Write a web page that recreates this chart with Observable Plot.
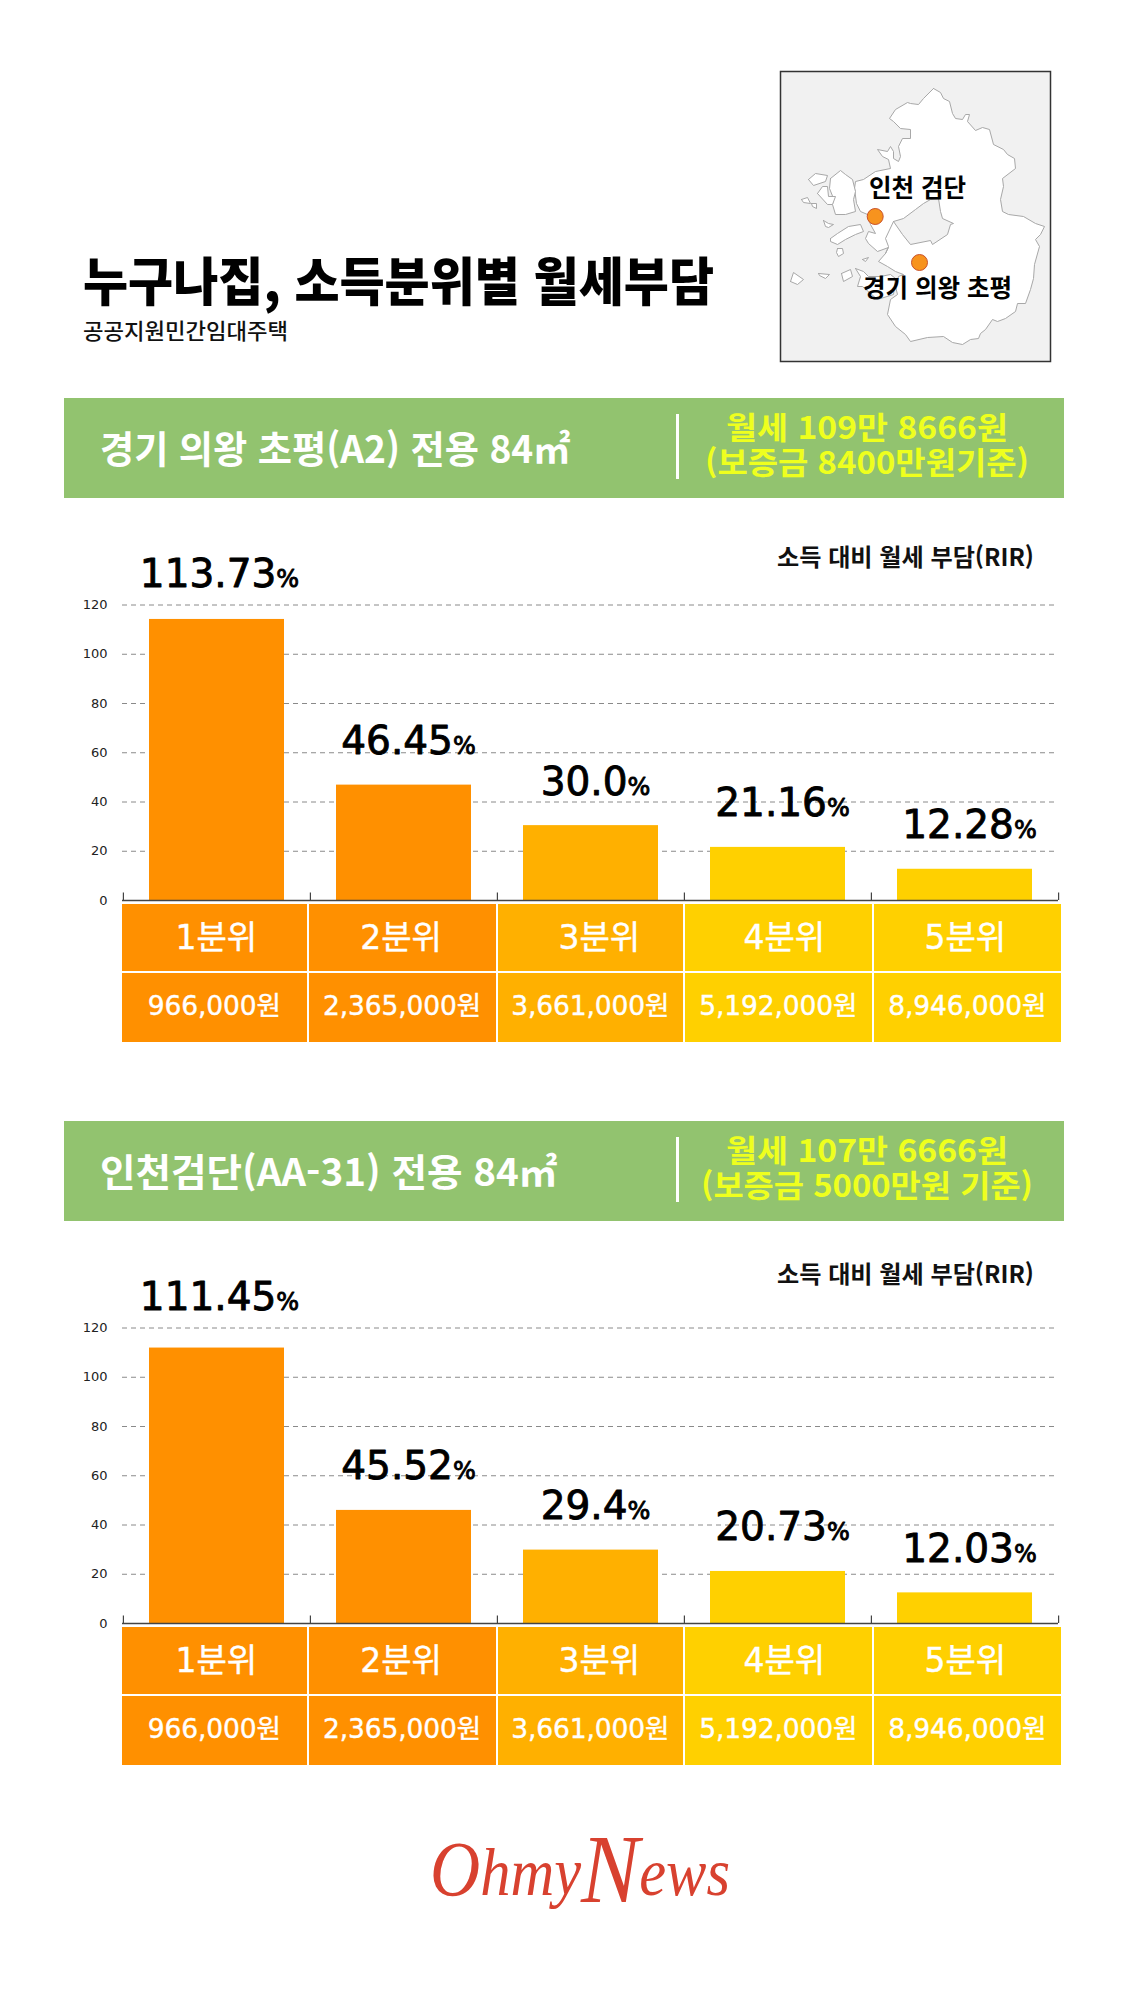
<!DOCTYPE html>
<html lang="ko">
<head>
<meta charset="utf-8">
<script src="https://cdn.jsdelivr.net/npm/d3@7"></script>
<script src="https://cdn.jsdelivr.net/npm/@observablehq/plot@0.6"></script>
<style>
html,body{margin:0;padding:0;background:#fff}
#page{position:relative;width:1125px;height:2000px;overflow:hidden;background:#fff}
.abs{position:absolute;white-space:nowrap;line-height:1;transform-origin:0 50%}
.cell{position:absolute;display:flex;align-items:center;justify-content:center;color:#fff;white-space:nowrap;line-height:1;font-family:"DejaVu Sans","Noto Sans CJK KR",sans-serif;-webkit-text-stroke:0.4px #fff}
svg{overflow:visible}
</style>
</head>
<body>
<div id="page"></div>
<script>
// ---------- data ----------
const quintiles = ["1분위", "2분위", "3분위", "4분위", "5분위"];
const incomes = ["966,000원", "2,365,000원", "3,661,000원", "5,192,000원", "8,946,000원"];
const colors = ["#FF9000", "#FF9000", "#FFB000", "#FFD000", "#FFD000"];
const rirUiwang = [113.73, 46.45, 30.0, 21.16, 12.28];
const rirLabelsUiwang = ["113.73%", "46.45%", "30.0%", "21.16%", "12.28%"];
const rirGeomdan = [111.45, 45.52, 29.4, 20.73, 12.03];
const rirLabelsGeomdan = ["111.45%", "45.52%", "29.4%", "20.73%", "12.03%"];
const yTicks = [0, 20, 40, 60, 80, 100, 120];

// map outlines (map units)
const mainland = [[153,17],[160,21],[163,27],[169,30],[172,42],[175,47],[182,48],[185,43],[189,43],[187,50],[195,59],[202,56],[209,58],[213,73],[223,78],[227,83],[234,87],[235,97],[222,107],[223,115],[220,128],[222,140],[228,143],[243,145],[255,152],[264,155],[260,163],[255,168],[259,175],[254,193],[253,207],[250,218],[245,232],[237,232],[235,240],[225,247],[217,250],[212,248],[205,258],[200,262],[198,267],[190,268],[182,273],[172,271],[163,265],[147,266],[130,270],[125,263],[115,255],[107,243],[110,228],[117,223],[115,215],[118,205],[123,203],[115,200],[107,195],[98,190],[105,182],[108,176],[97,180],[88,172],[85,167],[88,160],[95,162],[90,153],[87,143],[80,140],[76,132],[74,117],[75,110],[83,108],[95,100],[110,97],[108,88],[102,85],[97,78],[107,80],[110,75],[113,80],[113,87],[118,90],[120,85],[118,75],[122,67],[130,67],[130,58],[120,57],[113,50],[109,47],[115,38],[127,31],[130,32],[138,33],[143,27]];
const seoul = [[113,150],[123,147],[135,138],[143,132],[150,128],[158,127],[160,140],[162,147],[173,152],[170,153],[167,163],[152,173],[150,169],[130,173],[122,163]];
const ganghwa = [[50,107],[60,99],[65,103],[72,108],[75,120],[73,128],[75,140],[65,143],[55,143],[52,133],[53,127],[49,117]];
const gyodong = [[28,108],[35,102],[47,104],[45,110],[33,114]];
const seokmo = [[37,122],[42,115],[47,115],[48,125],[55,125],[52,133],[47,133]];
const yeongjong = [[50,167],[57,162],[68,155],[80,153],[83,160],[75,163],[65,168],[57,173],[50,170]];
const daebu = [[75,197],[83,200],[88,205],[100,205],[110,203],[115,207],[113,223],[97,228],[82,215],[77,215],[80,205]];
const islets = [
  [[21,128],[27,126],[30,132],[23,131]],
  [[31,132],[36,132],[36,137],[32,135]],
  [[57,177],[62,177],[63,182],[58,185],[56,181]],
  [[43,149],[48,152],[53,153],[48,156],[45,155]],
  [[82,188],[88,186],[85,190]],
  [[10,210],[13,201],[23,208],[17,213]],
  [[38,202],[49,203],[45,207],[39,204]],
  [[61,202],[70,198],[72,205],[63,210]]
];
const bucheonBorder = [[113,150],[105,167],[108,175],[105,182]];
const mapSites = [{name:"인천 검단", u:94.7, v:145, lu:137, lv:118}, {name:"경기 의왕 초평", u:139, v:191, lu:157, lv:218}];

// ---------- layout ----------
const page = document.getElementById("page");
const KR = '"Noto Sans CJK KR",sans-serif';
const chartOffset = 723;

function fit(text, x1, x2, cy, size, weight, color, family, build){
  const el = document.createElement("div");
  el.className = "abs";
  el.style.cssText = `font-family:${family||KR};font-size:${size}px;font-weight:${weight};color:${color};left:${x1}px;top:${cy-size/2}px`;
  if (build) build(el); else el.textContent = text;
  page.appendChild(el);
  const w = el.getBoundingClientRect().width;
  el.style.transform = `scaleX(${(x2-x1)/w})`;
  return el;
}
function box(x,y,w,h,bg){
  const el=document.createElement("div");
  el.style.cssText=`position:absolute;left:${x}px;top:${y}px;width:${w}px;height:${h}px;background:${bg}`;
  page.appendChild(el);
}

function banner(top, left, lx2, line1, l1x, line2, l2x){
  box(64, top, 1000, 100, "#92C36F");
  box(676, top+16, 3, 65, "#fff");
  fit(left, 99.5, lx2, top+49, 38, 700, "#fff");
  fit(line1, l1x[0], l1x[1], top+27, 31, 700, "#EEFF1E");
  fit(line2, l2x[0], l2x[1], top+62.5, 31, 700, "#EEFF1E");
}

function chart(top, values, labels, firstDy){
  const rows = quintiles.map((q,i)=>({q, v:values[i], label:labels[i], color:colors[i]}));
  const halfBand = 93.6;
  const svg = Plot.plot({
    width:1125, height:380,
    marginLeft:122, marginRight:67, marginTop:64.5, marginBottom:20,
    style:{background:"transparent", overflow:"visible"},
    x:{domain:quintiles, axis:null, padding:0},
    y:{domain:[0,120], axis:null},
    marks:[
      Plot.ruleY(yTicks.slice(1), {y:d=>d, stroke:"#8a8a8a", strokeWidth:1, strokeDasharray:"5 4", insetRight:4, strokeOpacity:1}),
      Plot.barY(rows, {x:"q", y:"v", fill:"color", insetLeft:26, insetRight:26, insetTop:-1}),
      Plot.ruleX(quintiles, {x:d=>d, y1:0, y2:3, dx:-halfBand, stroke:"#444", strokeWidth:1.2}),
      Plot.ruleX(quintiles.slice(-1), {x:d=>d, y1:0, y2:3, dx:halfBand, stroke:"#444", strokeWidth:1.2}),
      Plot.ruleY([0], {stroke:"#444", strokeWidth:1.5}),
      Plot.axisY({ticks:yTicks, tickSize:0, tickPadding:15, anchor:"left", label:null, fontSize:13, fontFamily:"DejaVu Sans", fill:"#222"}),
      Plot.text(rows.slice(0,1), {x:"q", y:"v", text:"label", dy:firstDy, dx:2.5, lineAnchor:"bottom", fontSize:39, fontFamily:"DejaVu Sans", fill:"#000", stroke:"#000", strokeWidth:0.9}),
      Plot.text(rows.slice(1), {x:"q", y:"v", text:"label", dy:-32, dx:4.5, lineAnchor:"bottom", fontSize:39, fontFamily:"DejaVu Sans", fill:"#000", stroke:"#000", strokeWidth:0.9})
    ]
  });
  svg.style.position="absolute"; svg.style.left="0"; svg.style.top=top+"px";
  d3.select(svg).selectAll('g[aria-label="text"] text').each(function(){
    const t=this.textContent;
    this.textContent=t.slice(0,-1);
    d3.select(this).append("tspan").attr("font-size",24).text("%");
  });
  page.appendChild(svg);
}

function table(top){
  const edges=[122,308.5,497.5,685,873.5,1061];
  const shift=[2,-1,9,6,-2];
  const rowY=[[0,67],[69,138]];
  quintiles.forEach((q,i)=>{
    const x=edges[i], w=edges[i+1]-edges[i]-(i<4?2:0);
    [[q,33],[incomes[i],26.5]].forEach(([t,fs],r)=>{
      const c=document.createElement("div");
      c.className="cell";
      c.style.cssText=`left:${x}px;top:${top+rowY[r][0]}px;width:${w}px;height:${rowY[r][1]-rowY[r][0]}px;background:${colors[i]};font-size:${fs}px;font-weight:400;letter-spacing:${r?-0.1:0}px`;
      const s=document.createElement("span");
      s.textContent=t;
      s.style.cssText=`position:relative;left:${r?0:shift[i]}px;top:${r?-1:0}px`;
      c.appendChild(s);
      page.appendChild(c);
    });
  });
}

// ---------- header ----------
fit("누구나집, 소득분위별 월세부담", 83, 714, 279, 52, 900, "#000");
fit("공공지원민간임대주택", 83, 288, 329, 22, 500, "#111");

// ---------- map ----------
{
  const shapes = [mainland, ganghwa, gyodong, seokmo, yeongjong, daebu, ...islets];
  const outline = (pts, id)=>pts.concat([pts[0]]).map(([u,v])=>({u,v,id}));
  const land = shapes.flatMap((s,i)=>outline(s,i));
  const mapPlot = Plot.plot({
    width:270, height:290, margin:0,
    style:{background:"transparent", overflow:"visible"},
    x:{domain:[0,270], range:[0,270], axis:null},
    y:{domain:[0,290], range:[0,290], axis:null},
    marks:[
      Plot.frame({fill:"#F1F1F1", stroke:"#333", strokeWidth:1.5}),
      Plot.line(land, {x:"u", y:"v", z:"id", fill:"#fff", stroke:"#a8a8a8", strokeWidth:1, curve:"linear"}),
      Plot.line(outline(seoul,"s"), {x:"u", y:"v", z:"id", fill:"#F1F1F1", stroke:"#a8a8a8", strokeWidth:1}),
      Plot.line(bucheonBorder.map(([u,v])=>({u,v})), {x:"u", y:"v", stroke:"#a8a8a8", strokeWidth:1}),
      Plot.dot(mapSites, {x:"u", y:"v", r:8, fill:"#F7931E", stroke:"#C9512B", strokeWidth:1}),
      Plot.text(mapSites, {x:"lu", y:"lv", text:"name", fontSize:24.5, fontWeight:600, fontFamily:"Noto Sans CJK KR", fill:"#000"})
    ]
  });
  mapPlot.style.position="absolute"; mapPlot.style.left="780px"; mapPlot.style.top="70.5px";
  page.appendChild(mapPlot);
}

// ---------- section 1 ----------
banner(398, "경기 의왕 초평(A2) 전용 84㎡", 570, "월세 109만 8666원", [726,1008], "(보증금 8400만원기준)", [705,1029]);
fit("소득 대비 월세 부담(RIR)", 777, 1034, 556, 24, 600, "#111");
chart(540, rirUiwang, rirLabelsUiwang, -33);
table(903.5);

// ---------- section 2 ----------
banner(1121, "인천검단(AA-31) 전용 84㎡", 557, "월세 107만 6666원", [726,1008], "(보증금 5000만원 기준)", [701,1033]);
fit("소득 대비 월세 부담(RIR)", 777, 1034, 1272.5, 24, 600, "#111");
chart(540+chartOffset, rirGeomdan, rirLabelsGeomdan, -39);
table(903.5+chartOffset);

// ---------- logo ----------
fit("OhmyNews", 430, 730, 1847, 68, 400, "#D8412F", '"Liberation Serif",serif', el=>{
  el.style.fontStyle="italic";
  [["O",78,0],["hmy",68,0],["N",98,7],["ews",68,0]].forEach(([t,fs,drop])=>{
    const s=document.createElement("span");
    s.textContent=t;
    s.style.cssText=`font-size:${fs}px;position:relative;top:${drop}px`;
    el.appendChild(s);
  });
});
</script>
</body>
</html>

^^^^

Return the material line for line, from its beginning to the line that contains "const yTicks = [0, 20, 40, 60, 80, 100, 120];", with the pictures left out.

Write a web page that recreates this chart with Observable Plot.
<!DOCTYPE html>
<html lang="ko">
<head>
<meta charset="utf-8">
<script src="https://cdn.jsdelivr.net/npm/d3@7"></script>
<script src="https://cdn.jsdelivr.net/npm/@observablehq/plot@0.6"></script>
<style>
html,body{margin:0;padding:0;background:#fff}
#page{position:relative;width:1125px;height:2000px;overflow:hidden;background:#fff}
.abs{position:absolute;white-space:nowrap;line-height:1;transform-origin:0 50%}
.cell{position:absolute;display:flex;align-items:center;justify-content:center;color:#fff;white-space:nowrap;line-height:1;font-family:"DejaVu Sans","Noto Sans CJK KR",sans-serif;-webkit-text-stroke:0.4px #fff}
svg{overflow:visible}
</style>
</head>
<body>
<div id="page"></div>
<script>
// ---------- data ----------
const quintiles = ["1분위", "2분위", "3분위", "4분위", "5분위"];
const incomes = ["966,000원", "2,365,000원", "3,661,000원", "5,192,000원", "8,946,000원"];
const colors = ["#FF9000", "#FF9000", "#FFB000", "#FFD000", "#FFD000"];
const rirUiwang = [113.73, 46.45, 30.0, 21.16, 12.28];
const rirLabelsUiwang = ["113.73%", "46.45%", "30.0%", "21.16%", "12.28%"];
const rirGeomdan = [111.45, 45.52, 29.4, 20.73, 12.03];
const rirLabelsGeomdan = ["111.45%", "45.52%", "29.4%", "20.73%", "12.03%"];
const yTicks = [0, 20, 40, 60, 80, 100, 120];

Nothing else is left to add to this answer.